Sete da noite, no
bar da esquina da rua Treze de Maio estão sentados, conversando, um
gari e um homem de calça social e camisa pólo - não que o gari não
seja homem, mas sua veste traz esse forte simbolismo, que o faz antes
ser escória social a ser humano. Na mesa ao lado, comendo batata
frita e bebendo uma cerveja, um casal. No breve tempo que os observo,
não conversam: cada um tem uma das orelhas ocupadas por seu fone de
ouvido, creio eu que escutando música - o outro ouvido desimpedido,
para caso um dos dois resolva falar algo. Eu poderia ver pelo lado
bom: não incomodam outras pessoas com música alta, e caso tenham
gostos diferentes, não se irritam com a música alheia - mas algo me
diz que esse lado bom é torto demais pra justificar o lado (que vejo
como) ruim. Na Treze de Maio, pizzarias acendem seus fornos,
vendedores de milho verde e espetinho já estão a postos, pessoas
nos bares bebem o fim do dia. Duas meninas brincam de skate: uma
sentada e a outra empurrando pela calçada pouco apta às rodas do
equipamento. Lembro de quando criança, disputávamos corrida de
skate (sentados, é claro) descendo a rua - a calçada, pra ser mais
preciso, porque a rua era de paralelepípedos -, um dos meus amigos
sempre com a proeza de atropelar os próprios dedos, a Dona Frida
como linha de chegada, ou então tomávamos bronca da pioneira da
cidade. Ontem, uma dessas meninas dirigia um carrinho elétrico - um
dos meus sonhos de consumo quando criança, mas que, vejo hoje, não
me fez falta. Em frente à calçada onde brincam as meninas, bebem os
homens, conversam as mulheres, estacionam os carros, no interior da
sala, a mulher lê um anúncio, algo parecido com informe de RH. Tem
um copo d'água na mesa, a luz da platéia está acesa. Sem uma
mudança brusca de tom, ela passa do informe à sua busca por
empregos em extinção, e dos empregos em extinção às ferramentas
do pai já falecido - trazidos em um pano bordado pela mãe.
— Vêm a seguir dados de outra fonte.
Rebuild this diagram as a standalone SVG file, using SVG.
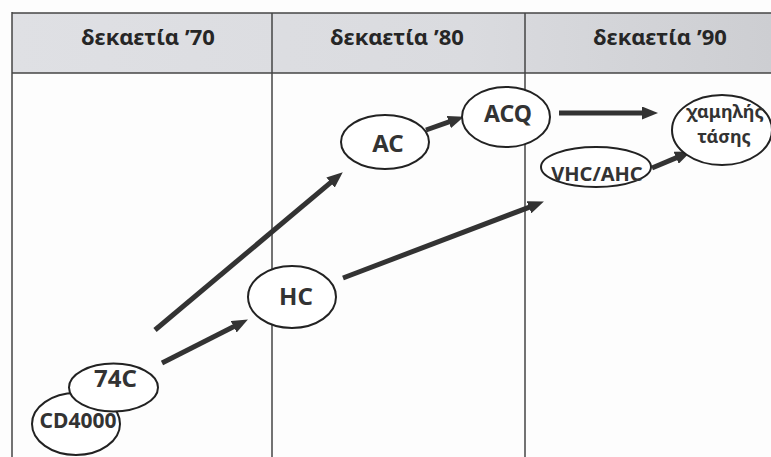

Ferramentas de carpintaria, com ornamentos e ergonometria pouco
usuais nas ferramentas de hoje. Há uma furadeira manual entre elas.
"Bem, era isso", ela termina, a voz um pouco embargada,
como se tivesse dito pouco. Entre o animado e o comovido, nos
acercamos para ver aquelas relíquias pessoais de um tempo antigo.
Com elas nas mãos, aproximando-as dos olhos para perceber os
detalhes e as marcas que traziam, sentimos sem querer seus cheiores,
e notamos que talvez a mulher tivesse mesmo falado pouco, diante de
tudo o que aquelas ferramentas tinham para contar.